Venus Aveugle (1941)
Une jeune femme qui a posé comme modèle pour une marque de cigarettes apprend qu'elle perdra prochainement la vue. Pour protéger l'homme qu'elle aime, un marin vivant sur un bateau en attente de renflouage, elle décide de le quitter et part vivre dans un cabaret où elle devient chanteuse.
Etonnant film que voilà !
Il y a 2 à 3 films à l'intérieur, ce qui explique une durée de 2h30 avec un tiers central un peu décevant en comparaison du reste.

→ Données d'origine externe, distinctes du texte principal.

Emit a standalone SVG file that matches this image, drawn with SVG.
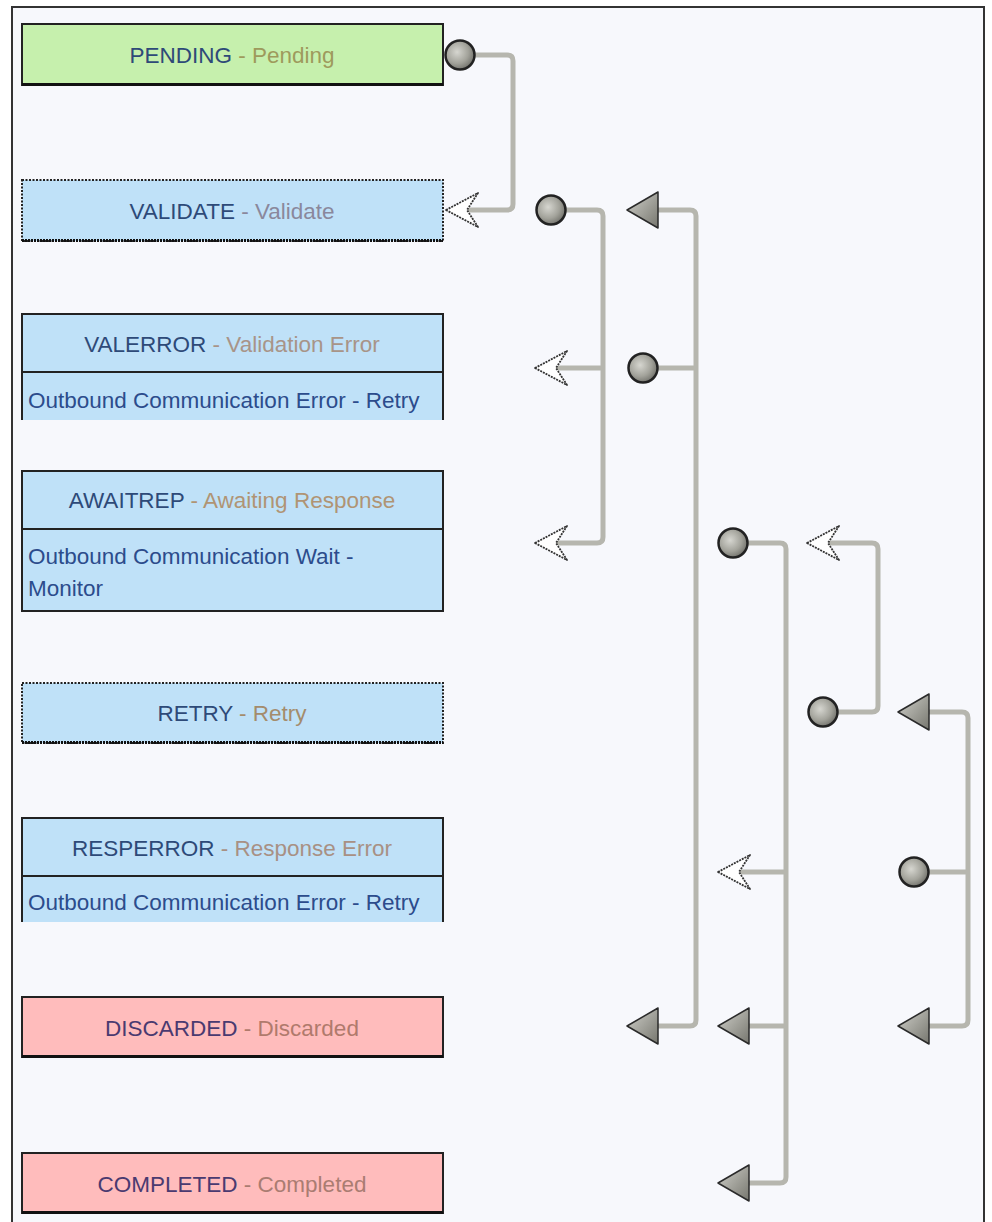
<svg xmlns="http://www.w3.org/2000/svg" width="992" height="1222" viewBox="0 0 992 1222">
<style>
.box{stroke:#222;stroke-width:2}
.dot{stroke:#222;stroke-width:2;stroke-dasharray:2 1.5}
.green{fill:#c6f0ad}
.blue{fill:#bfe1f8}
.pink{fill:#ffbcbc}
.t{font-family:"Liberation Sans",Arial,sans-serif;font-size:22.5px}
.code{fill:#2e4a78}
.code2{fill:#4a3a70}
.sub{fill:#2c4c8c}
.conn{fill:none;stroke:#b6b6ae;stroke-width:5;stroke-linejoin:round;stroke-linecap:butt}
</style>
<defs>
<radialGradient id="ballG" cx="0.4" cy="0.4" r="0.65">
<stop offset="0" stop-color="#d6d6d0"/>
<stop offset="0.6" stop-color="#a2a29a"/>
<stop offset="1" stop-color="#6e6e68"/>
</radialGradient>
<linearGradient id="triG" x1="0" y1="0" x2="1" y2="1">
<stop offset="0" stop-color="#d2d2cc"/>
<stop offset="1" stop-color="#76766e"/>
</linearGradient>
<g id="ball"><circle r="14.5" fill="url(#ballG)" stroke="#222" stroke-width="2.5"/></g>
<g id="tri"><path d="M0,0 L31,-18 L31,18 Z" fill="url(#triG)" stroke="#2a2a2a" stroke-width="1.5" stroke-linejoin="round"/></g>
<g id="open"><path d="M0,0 L32,-17 L21,0 L32,17 Z" fill="#ffffff" stroke="#333" stroke-width="1.8" stroke-dasharray="2 1" stroke-linejoin="round"/></g>
</defs>
<rect x="0" y="0" width="992" height="1222" fill="#ffffff"/>
<rect x="12" y="7" width="972" height="1230" fill="#f7f8fc" stroke="#333" stroke-width="2"/>

<g id="connectors">
<path class="conn" d="M474,55 H507 Q513,55 513,61 V204 Q513,210 507,210 H468"/>
<path class="conn" d="M565,210 H597 Q603,210 603,216 V537 Q603,543 597,543 H556 M603,368 H556"/>
<path class="conn" d="M657,368 H696 M658,210 H690 Q696,210 696,216 V1020 Q696,1026 690,1026 H658"/>
<path class="conn" d="M747,543 H780 Q786,543 786,549 V1177 Q786,1183 780,1183 H749 M786,872 H740 M786,1026 H749"/>
<path class="conn" d="M837,712 H872 Q878,712 878,706 V549 Q878,543 872,543 H829"/>
<path class="conn" d="M928,872 H968 M929,712 H962 Q968,712 968,718 V1020 Q968,1026 962,1026 H929"/>
<use href="#ball" x="460" y="55"/>
<use href="#open" x="446" y="210"/>
<use href="#ball" x="551" y="210"/>
<use href="#open" x="535" y="368"/>
<use href="#open" x="535" y="543"/>
<use href="#ball" x="643" y="368"/>
<use href="#tri" x="627" y="210"/>
<use href="#tri" x="627" y="1026"/>
<use href="#ball" x="733" y="543"/>
<use href="#open" x="718" y="872"/>
<use href="#tri" x="718" y="1026"/>
<use href="#tri" x="718" y="1183"/>
<use href="#ball" x="823" y="712"/>
<use href="#open" x="807" y="543"/>
<use href="#ball" x="914" y="872"/>
<use href="#tri" x="898" y="712"/>
<use href="#tri" x="898" y="1026"/>
</g>

<g id="node-pending">
<rect class="green box" x="22" y="24" width="421" height="61"/>
<line x1="22" y1="84.5" x2="443" y2="84.5" stroke="#111" stroke-width="3"/>
<text class="t" x="232" y="63" text-anchor="middle"><tspan class="code">PENDING</tspan><tspan fill="#9e9a5c"> - Pending</tspan></text>
</g>

<g id="node-validate">
<rect class="blue dot" x="22" y="180" width="421" height="61"/>
<line x1="22" y1="240.5" x2="443" y2="240.5" stroke="#111" stroke-width="3" stroke-dasharray="2 1"/>
<text class="t" x="232" y="219" text-anchor="middle"><tspan class="code">VALIDATE</tspan><tspan fill="#8a889c"> - Validate</tspan></text>
</g>

<g id="node-valerror">
<rect class="blue" x="22" y="314" width="421" height="106"/>
<path d="M22,420 V314 H443 V420" fill="none" stroke="#222" stroke-width="2"/>
<line x1="22" y1="372" x2="443" y2="372" stroke="#222" stroke-width="2"/>
<text class="t" x="232" y="352" text-anchor="middle"><tspan class="code">VALERROR</tspan><tspan fill="#a89488"> -  Validation Error</tspan></text>
<text class="t sub" x="28" y="408">Outbound Communication Error - Retry</text>
</g>

<g id="node-awaitrep">
<rect class="blue box" x="22" y="471" width="421" height="140"/>
<line x1="22" y1="529" x2="443" y2="529" stroke="#222" stroke-width="2"/>
<text class="t" x="232" y="508" text-anchor="middle"><tspan class="code">AWAITREP</tspan><tspan fill="#b09474"> -  Awaiting Response</tspan></text>
<text class="t sub" x="28" y="564">Outbound Communication Wait -</text>
<text class="t sub" x="28" y="596">Monitor</text>
</g>

<g id="node-retry">
<rect class="blue dot" x="22" y="683" width="421" height="60"/>
<line x1="22" y1="742.5" x2="443" y2="742.5" stroke="#111" stroke-width="3" stroke-dasharray="2 1"/>
<text class="t" x="232" y="721" text-anchor="middle"><tspan class="code">RETRY</tspan><tspan fill="#a48c6c"> - Retry</tspan></text>
</g>

<g id="node-resperror">
<rect class="blue" x="22" y="818" width="421" height="104"/>
<path d="M22,922 V818 H443 V922" fill="none" stroke="#222" stroke-width="2"/>
<line x1="22" y1="876" x2="443" y2="876" stroke="#222" stroke-width="2"/>
<text class="t" x="232" y="856" text-anchor="middle"><tspan class="code">RESPERROR</tspan><tspan fill="#a89084"> -  Response Error</tspan></text>
<text class="t sub" x="28" y="910">Outbound Communication Error - Retry</text>
</g>

<g id="node-discarded">
<rect class="pink box" x="22" y="997" width="421" height="60"/>
<line x1="22" y1="1056.5" x2="443" y2="1056.5" stroke="#111" stroke-width="3"/>
<text class="t" x="232" y="1036" text-anchor="middle"><tspan class="code2">DISCARDED</tspan><tspan fill="#b07a6c"> - Discarded</tspan></text>
</g>

<g id="node-completed">
<rect class="pink box" x="22" y="1153" width="421" height="60"/>
<line x1="22" y1="1212.5" x2="443" y2="1212.5" stroke="#111" stroke-width="3"/>
<text class="t" x="232" y="1192" text-anchor="middle"><tspan class="code2">COMPLETED</tspan><tspan fill="#aa7c72"> -  Completed</tspan></text>
</g>
</svg>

Les 30-40 premières minutes par exemple propose une des réalisations les plus inspirées du cinéaste dans sa période parlante : photographie ciselée, expérimentations visuelles sur l'objectif (pour traduire les débuts de cécité), décadrages, décors poético-expressionniste, montage multipliant les faux raccords volontaires, plans très resserrés sur les visages. Sans parler d'un scénario assez torturé où l'infirmité est omniprésente (en plus de l'héroïne, il y a sa sœur boiteuse, un cimetière de bateaux ou un artiste en panne d'inspiration) mais qui évite la grisaille dépressive par de stupéfiants détails poétiques comme cette pompe pour scaphandre bricolée à partir d'un orgue de barbarie qui fait de la musique quand on l'active !
Le film en devient assez fascinant et hypnotique avec son univers très fabriqué et artificiel, presque toc mais qui demeure en adéquation avec un status quo maladif ambiant.
La suite vire malheureusement dans le mélodrame plus conventionnel avec histoire d'amour impossible, faux espoirs et mort d'enfant qui m'a laissé d'autant plus de marbre que la réalisation est moins inventive et personnelle.
Alors donc que je n'en attendais plus rien à l'approche des derniers sombres-saut larmoyants,
Venus aveugle se relance dans une ultime partie qui devient au contraire totalement légère et enjouée où le personnage de saltimbanque trouve une solution invraisemblable pour réunir le couple maudit.
Cette partie est formidable car non seulement, elle fonctionne parfaitement avec ce charme naïf et presque euphorisant mais elle permet au cinéaste de se lancer dans un magnifique manifeste sur l'art(iste) sublimant le quotidien pour faire naître de la pure magie (et cette manière de relancer un navire à l'arrêt est sans doute une métaphore de la situation de la France en attente de jours meilleurs).
Et Vivianne Romance campe un vibrant personnage du début à la fin, au milieu d'un casting un peu moins convainquant.
Un film imparfait, bancal, virtuose, riche, parfois trop symbolique mais surprenant, atypique, stimulant et avec une forte dimension autobiographique qui rend cette oeuvre émouvante (plus que par certaines péripéties dramatiques qui se jouent).
Invisible depuis la VHS sortie par René Chateau (qui exploitait de toute façon un montage raccourci), la cinémathèque vient de présenter la version intégrale nouvellement restaurée à partir de l'unique copie existante. Il repasse le 1er juillet.